Figure scripts:
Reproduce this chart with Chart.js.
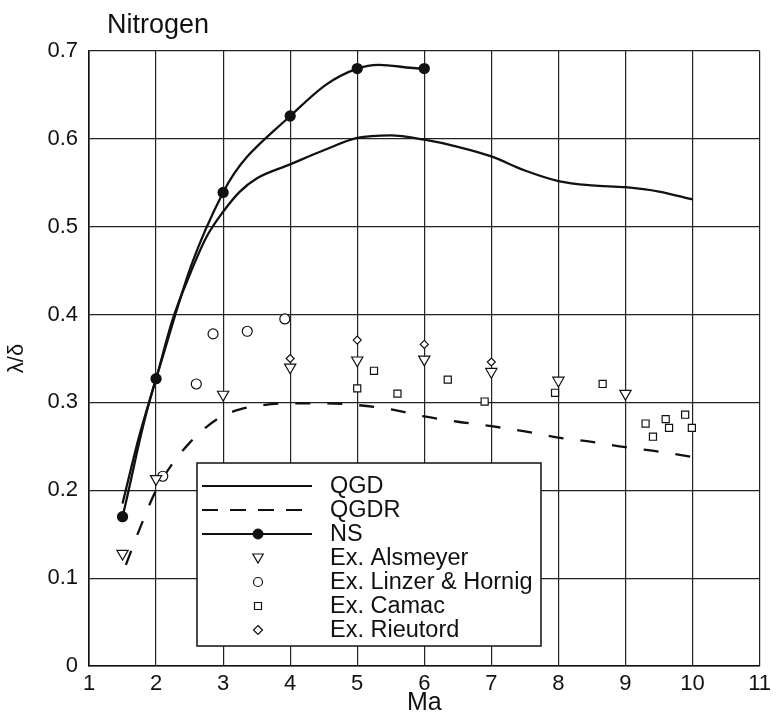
<!DOCTYPE html>
<html>
<head>
<meta charset="utf-8">
<title>Nitrogen</title>
<script src="https://cdn.jsdelivr.net/npm/chart.js@4.4.1/dist/chart.umd.min.js"></script>
<style>
  html, body { margin: 0; padding: 0; background: #fff; }
  #wrap { width: 776px; height: 716px; position: relative; }
</style>
</head>
<body>
<div id="wrap"><canvas id="c"></canvas></div>
<script>
/* λ/δ против числа Маха, азот */
const FONT = "'Liberation Sans', Arial, sans-serif";

const xTicks = [1, 2, 3, 4, 5, 6, 7, 8, 9, 10, 11];
const yTicks = [0, 0.1, 0.2, 0.3, 0.4, 0.5, 0.6, 0.7];

const qgdMa  = [1.5, 1.75, 2, 2.25, 2.5, 2.75, 3, 3.25, 3.5, 4, 4.5, 5, 5.5, 6, 6.5, 7, 7.5, 8, 8.5, 9, 9.5, 10];
const qgdVal = [0.185, 0.262, 0.327, 0.395, 0.445, 0.488, 0.517, 0.540, 0.555, 0.571, 0.587, 0.601, 0.604, 0.599, 0.591, 0.580, 0.564, 0.552, 0.547, 0.545, 0.540, 0.531];

const qgdrMa  = [1.55, 1.75, 2, 2.25, 2.5, 2.75, 3, 3.25, 3.5, 4, 4.5, 5, 5.5, 6, 6.5, 7, 7.5, 8, 8.5, 9, 9.5, 10];
const qgdrVal = [0.115, 0.155, 0.200, 0.231, 0.254, 0.272, 0.285, 0.292, 0.296, 0.299, 0.299, 0.297, 0.292, 0.284, 0.278, 0.273, 0.267, 0.260, 0.255, 0.249, 0.244, 0.238];

const nsMa  = [1.5, 2, 3, 4, 5, 6];
const nsVal = [0.170, 0.327, 0.539, 0.626, 0.680, 0.680];

const alsMa  = [1.5, 2, 3, 4, 5, 6, 7, 8, 9];
const alsVal = [0.128, 0.213, 0.309, 0.340, 0.348, 0.349, 0.335, 0.325, 0.310];

const linMa  = [2.1, 2.6, 2.85, 3.36, 3.92];
const linVal = [0.216, 0.321, 0.378, 0.381, 0.395];

const camMa  = [5.0, 5.25, 5.6, 6.35, 6.9, 7.95, 8.66, 9.3, 9.41, 9.6, 9.65, 9.89, 9.99];
const camVal = [0.316, 0.336, 0.310, 0.326, 0.301, 0.311, 0.321, 0.276, 0.261, 0.281, 0.271, 0.286, 0.271];

const rieMa  = [4, 5, 6, 7];
const rieVal = [0.350, 0.371, 0.366, 0.346];

const legendLabels = ['QGD', 'QGDR', 'NS', 'Ex. Alsmeyer', 'Ex. Linzer & Hornig', 'Ex. Camac', 'Ex. Rieutord'];

function pts(xs, ys) {
  return xs.map(function (x, i) { return { x: x, y: ys[i] }; });
}

function marker(ctx, style, x, y, r) {
  ctx.beginPath();
  if (style === 'triangle') {
    ctx.moveTo(x - r * 0.87, y - r * 0.5);
    ctx.lineTo(x + r * 0.87, y - r * 0.5);
    ctx.lineTo(x, y + r);
    ctx.closePath();
  } else if (style === 'circle') {
    ctx.arc(x, y, r, 0, Math.PI * 2);
  } else if (style === 'rect') {
    ctx.rect(x - r, y - r, r * 2, r * 2);
  } else if (style === 'rectRot') {
    ctx.moveTo(x, y - r);
    ctx.lineTo(x + r, y);
    ctx.lineTo(x, y + r);
    ctx.lineTo(x - r, y);
    ctx.closePath();
  }
  ctx.fill();
  ctx.stroke();
}

const overlay = {
  id: 'overlay',
  afterDatasetsDraw: function (chart) {
    const ctx = chart.ctx;
    const a = chart.chartArea;
    ctx.save();

    // легенда
    const L = a.left + 108, T = a.top + 412, W = 344, H = 183;
    ctx.fillStyle = '#fff';
    ctx.fillRect(L, T, W, H);
    ctx.strokeStyle = '#111';
    ctx.lineWidth = 1.5;
    ctx.strokeRect(L, T, W, H);

    const lx0 = L + 5, lx1 = L + 115, mx = L + 61, tx = L + 133;
    const row0 = T + 23, step = 24;
    ctx.font = '23.5px ' + FONT;
    ctx.textBaseline = 'middle';
    ctx.textAlign = 'left';
    legendLabels.forEach(function (lab, i) {
      const y = row0 + i * step;
      ctx.strokeStyle = '#111';
      ctx.fillStyle = '#fff';
      if (i < 3) {
        ctx.lineWidth = 2.2;
        ctx.setLineDash(i === 1 ? [16, 12] : []);
        ctx.beginPath();
        ctx.moveTo(lx0, y);
        ctx.lineTo(lx1, y);
        ctx.stroke();
        ctx.setLineDash([]);
        if (i === 2) {
          ctx.fillStyle = '#111';
          ctx.lineWidth = 1;
          marker(ctx, 'circle', mx, y, 5);
        }
      } else {
        ctx.lineWidth = 1.2;
        const st = ['triangle', 'circle', 'rect', 'rectRot'][i - 3];
        const r = [6, 4.5, 3.5, 4.5][i - 3];
        marker(ctx, st, mx, st === 'triangle' ? y - 1 : y, r);
      }
      ctx.fillStyle = '#111';
      ctx.fillText(lab, tx, y + 1);
    });

    // заголовок
    ctx.font = '27px ' + FONT;
    ctx.textBaseline = 'alphabetic';
    ctx.fillText('Nitrogen', 107, 33);
    ctx.restore();
  }
};

const openPt = { borderColor: '#111', backgroundColor: '#fff', borderWidth: 1.2, showLine: false };

new Chart(document.getElementById('c'), {
  type: 'scatter',
  data: {
    datasets: [
      {
        label: 'QGD', data: pts(qgdMa, qgdVal), showLine: true, borderColor: '#111',
        borderWidth: 2.3, pointRadius: 0, cubicInterpolationMode: 'monotone', order: 3
      },
      {
        label: 'QGDR', data: pts(qgdrMa, qgdrVal), showLine: true, borderColor: '#111',
        borderWidth: 2.3, borderDash: [15, 17], pointRadius: 0, cubicInterpolationMode: 'monotone', order: 3
      },
      {
        label: 'NS', data: pts(nsMa, nsVal), showLine: true, borderColor: '#111', backgroundColor: '#111',
        borderWidth: 2.3, tension: 0.4, pointRadius: 4.5, pointBackgroundColor: '#111', order: 2
      },
      Object.assign({ label: 'Ex. Alsmeyer', data: pts(alsMa, alsVal), pointStyle: 'triangle', rotation: 180, pointRadius: 6.5, order: 1 }, openPt),
      Object.assign({ label: 'Ex. Linzer & Hornig', data: pts(linMa, linVal), pointStyle: 'circle', pointRadius: 5, order: 1 }, openPt),
      Object.assign({ label: 'Ex. Camac', data: pts(camMa, camVal), pointStyle: 'rect', pointRadius: 5, order: 1 }, openPt),
      Object.assign({ label: 'Ex. Rieutord', data: pts(rieMa, rieVal), pointStyle: 'rectRot', pointRadius: 4, order: 1 }, openPt)
    ]
  },
  options: {
    responsive: true,
    maintainAspectRatio: false,
    animation: false,
    layout: { padding: { left: 4, top: 51, right: 12, bottom: 0 } },
    plugins: { legend: { display: false }, tooltip: { enabled: false }, title: { display: false } },
    scales: {
      x: {
        type: 'linear', min: 1, max: 11,
        afterFit: function (s) { s.height = 50; },
        afterBuildTicks: function (s) { s.ticks = xTicks.map(function (v) { return { value: v }; }); },
        grid: { color: '#222', lineWidth: 1.2, drawTicks: false },
        border: { color: '#111', width: 1.6 },
        ticks: { color: '#111', padding: 5, font: { family: FONT, size: 22 } },
        title: { display: true, text: 'Ma', color: '#111', padding: 0, font: { family: FONT, size: 25, lineHeight: 1.0 } }
      },
      y: {
        type: 'linear', min: 0, max: 0.7,
        afterFit: function (s) { s.width = 85; },
        afterBuildTicks: function (s) { s.ticks = yTicks.map(function (v) { return { value: v }; }); },
        grid: { color: '#222', lineWidth: 1.2, drawTicks: false },
        border: { color: '#111', width: 1.6 },
        ticks: {
          color: '#111', padding: 11, font: { family: FONT, size: 22 },
          callback: function (v) { return v === 0 ? '0' : v.toFixed(1); }
        },
        title: { display: true, text: 'λ/δ', color: '#111', padding: 0, font: { family: FONT, size: 22 } }
      }
    }
  },
  plugins: [overlay]
});
</script>
</body>
</html>
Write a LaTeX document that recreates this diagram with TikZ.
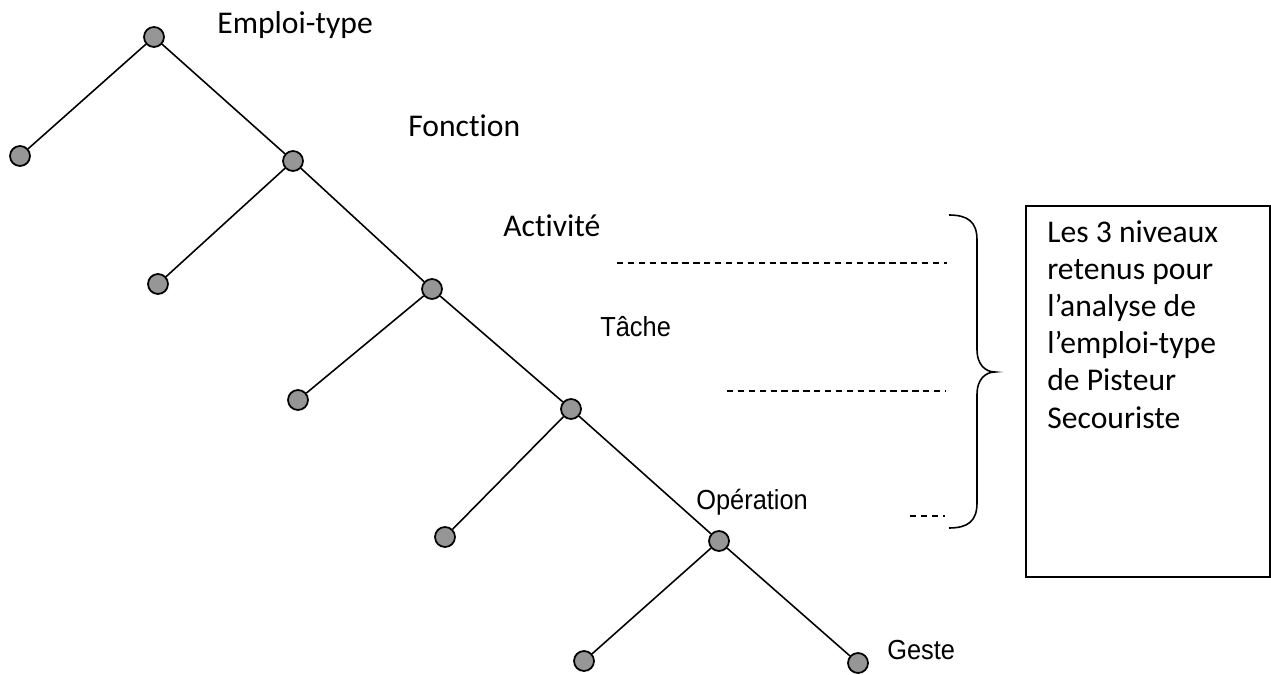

- Instructions to follow:
Start at the first line of the records and write out everything up to and including the line containing "0.545, 0.540, 0.531];". No pictures.

- Answer for the task:
Reproduce this chart with Chart.js.
<!DOCTYPE html>
<html>
<head>
<meta charset="utf-8">
<title>Nitrogen</title>
<script src="https://cdn.jsdelivr.net/npm/chart.js@4.4.1/dist/chart.umd.min.js"></script>
<style>
  html, body { margin: 0; padding: 0; background: #fff; }
  #wrap { width: 776px; height: 716px; position: relative; }
</style>
</head>
<body>
<div id="wrap"><canvas id="c"></canvas></div>
<script>
/* λ/δ против числа Маха, азот */
const FONT = "'Liberation Sans', Arial, sans-serif";

const xTicks = [1, 2, 3, 4, 5, 6, 7, 8, 9, 10, 11];
const yTicks = [0, 0.1, 0.2, 0.3, 0.4, 0.5, 0.6, 0.7];

const qgdMa  = [1.5, 1.75, 2, 2.25, 2.5, 2.75, 3, 3.25, 3.5, 4, 4.5, 5, 5.5, 6, 6.5, 7, 7.5, 8, 8.5, 9, 9.5, 10];
const qgdVal = [0.185, 0.262, 0.327, 0.395, 0.445, 0.488, 0.517, 0.540, 0.555, 0.571, 0.587, 0.601, 0.604, 0.599, 0.591, 0.580, 0.564, 0.552, 0.547, 0.545, 0.540, 0.531];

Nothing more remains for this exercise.